_GIVEN MATERIAL_:
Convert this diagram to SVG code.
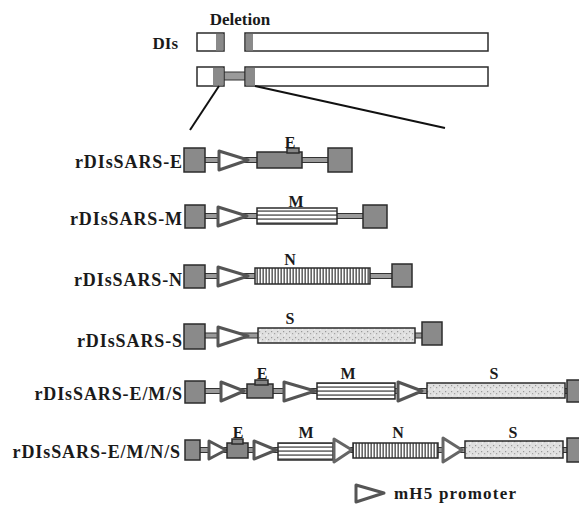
<svg xmlns="http://www.w3.org/2000/svg" width="579" height="514" viewBox="0 0 579 514">
<style>
text{font-family:"Liberation Serif","Times New Roman",serif;font-weight:bold;fill:#1a1a1a}
.lbl{font-size:18px;text-anchor:end;letter-spacing:0.9px}
.gl{font-size:16px;text-anchor:middle}
.dk{fill:#8a8a8a;stroke:#2b2b2b;stroke-width:1.5}
.wh{fill:#fff;stroke:#2b2b2b;stroke-width:1.5}
.ln{fill:#9a9a9a;stroke:#333;stroke-width:1}
.pr{fill:#fff;stroke:#555;stroke-width:3;stroke-linejoin:round}
.mb{fill:url(#hs);stroke:#2b2b2b;stroke-width:1.5}
.nb{fill:url(#vs);stroke:#2b2b2b;stroke-width:1.5}
.sb{fill:url(#sp);stroke:#2b2b2b;stroke-width:1.5}
.eb{fill:#868686;stroke:#2b2b2b;stroke-width:1.5}
</style>
<defs>
<pattern id="hs" width="6" height="4" patternUnits="userSpaceOnUse"><rect width="6" height="4" fill="#fff"/><rect y="2.2" width="6" height="1.8" fill="#7a7a7a"/></pattern>
<pattern id="vs" width="3" height="6" patternUnits="userSpaceOnUse"><rect width="3" height="6" fill="#fff"/><rect x="1.4" width="1.6" height="6" fill="#666"/></pattern>
<pattern id="sp" width="6" height="6" patternUnits="userSpaceOnUse"><rect width="6" height="6" fill="#e0e0e0"/><rect x="1" y="1" width="1.2" height="1.2" fill="#999"/><rect x="4" y="3" width="1.2" height="1.2" fill="#a5a5a5"/><rect x="2" y="4.5" width="1" height="1" fill="#fff"/></pattern>
</defs>

<g id="top">
<text x="240" y="25" style="font-size:17px;text-anchor:middle">Deletion</text>
<text x="178" y="49" style="font-size:17px;text-anchor:end">DIs</text>
<g id="dis1">
<rect class="wh" x="197" y="33" width="27" height="18"/>
<rect x="216" y="34" width="7.5" height="16.5" fill="#8a8a8a"/>
<rect class="wh" x="245" y="33" width="243" height="18"/>
<rect x="246" y="34" width="7" height="16.5" fill="#8a8a8a"/>
</g>
<g id="dis2">
<rect class="ln" x="223" y="72" width="23" height="8"/>
<rect class="wh" x="197" y="67" width="27" height="19"/>
<rect x="213" y="68" width="10.5" height="17.5" fill="#8a8a8a"/>
<rect class="wh" x="245" y="67" width="243" height="19"/>
<rect x="246" y="68" width="9" height="17.5" fill="#8a8a8a"/>
</g>
</g>

<g id="connectors" stroke="#111" stroke-width="2">
<line x1="219" y1="86" x2="190" y2="130"/>
<line x1="255" y1="86" x2="445" y2="128"/>
</g>

<g id="rowE">
<text class="lbl" x="183" y="168">rDIsSARS-E</text>
<rect class="ln" x="204" y="157.5" width="126" height="5"/>
<rect class="dk" x="184" y="148" width="21" height="24"/>
<polygon class="pr" points="219,151 248,160 219,170"/>
<rect class="eb" x="257" y="152" width="45" height="16"/>
<rect class="eb" x="287" y="148" width="12" height="5"/>
<rect class="dk" x="328" y="148" width="24" height="24"/>
<text class="gl" x="290" y="148">E</text>
</g>

<g id="rowM">
<text class="lbl" x="183" y="225">rDIsSARS-M</text>
<rect class="ln" x="204" y="213.5" width="160" height="5"/>
<rect class="dk" x="185" y="205" width="20" height="23"/>
<polygon class="pr" points="218,207 247,216 218,226"/>
<rect class="mb" x="257" y="208" width="80" height="16"/>
<rect class="dk" x="363" y="205" width="24" height="23"/>
<text class="gl" x="296" y="207">M</text>
</g>

<g id="rowN">
<text class="lbl" x="183" y="286">rDIsSARS-N</text>
<rect class="ln" x="204" y="273.5" width="190" height="5"/>
<rect class="dk" x="184" y="265" width="21" height="23"/>
<polygon class="pr" points="218,267 248,276 218,286"/>
<rect class="nb" x="255" y="268" width="115" height="16"/>
<rect class="dk" x="392" y="264" width="20" height="23"/>
<text class="gl" x="290" y="265">N</text>
</g>

<g id="rowS">
<text class="lbl" x="183" y="347">rDIsSARS-S</text>
<rect class="ln" x="204" y="333" width="220" height="5"/>
<rect class="dk" x="184" y="324" width="21" height="25"/>
<polygon class="pr" points="218,327 248,336 218,346"/>
<rect class="sb" x="258" y="328" width="157" height="15"/>
<rect class="dk" x="422" y="322" width="20" height="23"/>
<text class="gl" x="290" y="324">S</text>
</g>

<g id="rowEMS">
<text class="lbl" x="183" y="400">rDIsSARS-E/M/S</text>
<rect class="ln" x="204" y="388.5" width="370" height="5"/>
<rect class="dk" x="185" y="381" width="20" height="22"/>
<polygon class="pr" points="221,382 244,391 221,401"/>
<rect class="eb" x="247" y="384" width="26" height="14"/>
<rect class="eb" x="255" y="380" width="13" height="5"/>
<polygon class="pr" points="284,382 315,391 284,401"/>
<rect class="mb" x="317" y="383" width="78" height="16"/>
<polygon class="pr" points="398,382 422,391 398,401"/>
<rect class="sb" x="427" y="383" width="138" height="15"/>
<rect class="dk" x="567" y="380" width="20" height="22"/>
<text class="gl" x="262" y="379">E</text>
<text class="gl" x="348" y="379">M</text>
<text class="gl" x="494" y="379">S</text>
</g>

<g id="rowEMNS">
<text class="lbl" x="181" y="458">rDIsSARS-E/M/N/S</text>
<rect class="ln" x="199" y="447.5" width="375" height="5"/>
<rect class="dk" x="185" y="440" width="15" height="20"/>
<polygon class="pr" points="209,441 226,450 209,459"/>
<rect class="eb" x="227" y="443" width="21" height="15"/>
<rect class="eb" x="232" y="439" width="11" height="5"/>
<polygon class="pr" points="254,441 276,450 254,459"/>
<rect class="mb" x="278" y="443" width="55" height="17"/>
<polygon class="pr" points="334,439 352,450 334,462" style="stroke:#666"/>
<rect class="nb" x="353" y="443" width="85" height="15"/>
<polygon class="pr" points="443,438 462,450 443,462" style="stroke:#666"/>
<rect class="sb" x="465" y="441" width="98" height="17"/>
<rect class="dk" x="567" y="438" width="15" height="24"/>
<text class="gl" x="238" y="438">E</text>
<text class="gl" x="306" y="438">M</text>
<text class="gl" x="398" y="438">N</text>
<text class="gl" x="513" y="438">S</text>
</g>

<g id="legend">
<polygon class="pr" points="356,485 384,493 356,502"/>
<text x="394" y="499" style="font-size:17px;letter-spacing:1.2px">mH5 promoter</text>
</g>
</svg>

_AIM OF THE EXERCISE_:
The material above must be printed exactly, with its pictures left out.

_SOLUTION TO THE PROBLEM_:
Convert this diagram to SVG code.
<svg xmlns="http://www.w3.org/2000/svg" width="579" height="514" viewBox="0 0 579 514">
<style>
text{font-family:"Liberation Serif","Times New Roman",serif;font-weight:bold;fill:#1a1a1a}
.lbl{font-size:18px;text-anchor:end;letter-spacing:0.9px}
.gl{font-size:16px;text-anchor:middle}
.dk{fill:#8a8a8a;stroke:#2b2b2b;stroke-width:1.5}
.wh{fill:#fff;stroke:#2b2b2b;stroke-width:1.5}
.ln{fill:#9a9a9a;stroke:#333;stroke-width:1}
.pr{fill:#fff;stroke:#555;stroke-width:3;stroke-linejoin:round}
.mb{fill:url(#hs);stroke:#2b2b2b;stroke-width:1.5}
.nb{fill:url(#vs);stroke:#2b2b2b;stroke-width:1.5}
.sb{fill:url(#sp);stroke:#2b2b2b;stroke-width:1.5}
.eb{fill:#868686;stroke:#2b2b2b;stroke-width:1.5}
</style>
<defs>
<pattern id="hs" width="6" height="4" patternUnits="userSpaceOnUse"><rect width="6" height="4" fill="#fff"/><rect y="2.2" width="6" height="1.8" fill="#7a7a7a"/></pattern>
<pattern id="vs" width="3" height="6" patternUnits="userSpaceOnUse"><rect width="3" height="6" fill="#fff"/><rect x="1.4" width="1.6" height="6" fill="#666"/></pattern>
<pattern id="sp" width="6" height="6" patternUnits="userSpaceOnUse"><rect width="6" height="6" fill="#e0e0e0"/><rect x="1" y="1" width="1.2" height="1.2" fill="#999"/><rect x="4" y="3" width="1.2" height="1.2" fill="#a5a5a5"/><rect x="2" y="4.5" width="1" height="1" fill="#fff"/></pattern>
</defs>

<g id="top">
<text x="240" y="25" style="font-size:17px;text-anchor:middle">Deletion</text>
<text x="178" y="49" style="font-size:17px;text-anchor:end">DIs</text>
<g id="dis1">
<rect class="wh" x="197" y="33" width="27" height="18"/>
<rect x="216" y="34" width="7.5" height="16.5" fill="#8a8a8a"/>
<rect class="wh" x="245" y="33" width="243" height="18"/>
<rect x="246" y="34" width="7" height="16.5" fill="#8a8a8a"/>
</g>
<g id="dis2">
<rect class="ln" x="223" y="72" width="23" height="8"/>
<rect class="wh" x="197" y="67" width="27" height="19"/>
<rect x="213" y="68" width="10.5" height="17.5" fill="#8a8a8a"/>
<rect class="wh" x="245" y="67" width="243" height="19"/>
<rect x="246" y="68" width="9" height="17.5" fill="#8a8a8a"/>
</g>
</g>

<g id="connectors" stroke="#111" stroke-width="2">
<line x1="219" y1="86" x2="190" y2="130"/>
<line x1="255" y1="86" x2="445" y2="128"/>
</g>

<g id="rowE">
<text class="lbl" x="183" y="168">rDIsSARS-E</text>
<rect class="ln" x="204" y="157.5" width="126" height="5"/>
<rect class="dk" x="184" y="148" width="21" height="24"/>
<polygon class="pr" points="219,151 248,160 219,170"/>
<rect class="eb" x="257" y="152" width="45" height="16"/>
<rect class="eb" x="287" y="148" width="12" height="5"/>
<rect class="dk" x="328" y="148" width="24" height="24"/>
<text class="gl" x="290" y="148">E</text>
</g>

<g id="rowM">
<text class="lbl" x="183" y="225">rDIsSARS-M</text>
<rect class="ln" x="204" y="213.5" width="160" height="5"/>
<rect class="dk" x="185" y="205" width="20" height="23"/>
<polygon class="pr" points="218,207 247,216 218,226"/>
<rect class="mb" x="257" y="208" width="80" height="16"/>
<rect class="dk" x="363" y="205" width="24" height="23"/>
<text class="gl" x="296" y="207">M</text>
</g>

<g id="rowN">
<text class="lbl" x="183" y="286">rDIsSARS-N</text>
<rect class="ln" x="204" y="273.5" width="190" height="5"/>
<rect class="dk" x="184" y="265" width="21" height="23"/>
<polygon class="pr" points="218,267 248,276 218,286"/>
<rect class="nb" x="255" y="268" width="115" height="16"/>
<rect class="dk" x="392" y="264" width="20" height="23"/>
<text class="gl" x="290" y="265">N</text>
</g>

<g id="rowS">
<text class="lbl" x="183" y="347">rDIsSARS-S</text>
<rect class="ln" x="204" y="333" width="220" height="5"/>
<rect class="dk" x="184" y="324" width="21" height="25"/>
<polygon class="pr" points="218,327 248,336 218,346"/>
<rect class="sb" x="258" y="328" width="157" height="15"/>
<rect class="dk" x="422" y="322" width="20" height="23"/>
<text class="gl" x="290" y="324">S</text>
</g>

<g id="rowEMS">
<text class="lbl" x="183" y="400">rDIsSARS-E/M/S</text>
<rect class="ln" x="204" y="388.5" width="370" height="5"/>
<rect class="dk" x="185" y="381" width="20" height="22"/>
<polygon class="pr" points="221,382 244,391 221,401"/>
<rect class="eb" x="247" y="384" width="26" height="14"/>
<rect class="eb" x="255" y="380" width="13" height="5"/>
<polygon class="pr" points="284,382 315,391 284,401"/>
<rect class="mb" x="317" y="383" width="78" height="16"/>
<polygon class="pr" points="398,382 422,391 398,401"/>
<rect class="sb" x="427" y="383" width="138" height="15"/>
<rect class="dk" x="567" y="380" width="20" height="22"/>
<text class="gl" x="262" y="379">E</text>
<text class="gl" x="348" y="379">M</text>
<text class="gl" x="494" y="379">S</text>
</g>

<g id="rowEMNS">
<text class="lbl" x="181" y="458">rDIsSARS-E/M/N/S</text>
<rect class="ln" x="199" y="447.5" width="375" height="5"/>
<rect class="dk" x="185" y="440" width="15" height="20"/>
<polygon class="pr" points="209,441 226,450 209,459"/>
<rect class="eb" x="227" y="443" width="21" height="15"/>
<rect class="eb" x="232" y="439" width="11" height="5"/>
<polygon class="pr" points="254,441 276,450 254,459"/>
<rect class="mb" x="278" y="443" width="55" height="17"/>
<polygon class="pr" points="334,439 352,450 334,462" style="stroke:#666"/>
<rect class="nb" x="353" y="443" width="85" height="15"/>
<polygon class="pr" points="443,438 462,450 443,462" style="stroke:#666"/>
<rect class="sb" x="465" y="441" width="98" height="17"/>
<rect class="dk" x="567" y="438" width="15" height="24"/>
<text class="gl" x="238" y="438">E</text>
<text class="gl" x="306" y="438">M</text>
<text class="gl" x="398" y="438">N</text>
<text class="gl" x="513" y="438">S</text>
</g>

<g id="legend">
<polygon class="pr" points="356,485 384,493 356,502"/>
<text x="394" y="499" style="font-size:17px;letter-spacing:1.2px">mH5 promoter</text>
</g>
</svg>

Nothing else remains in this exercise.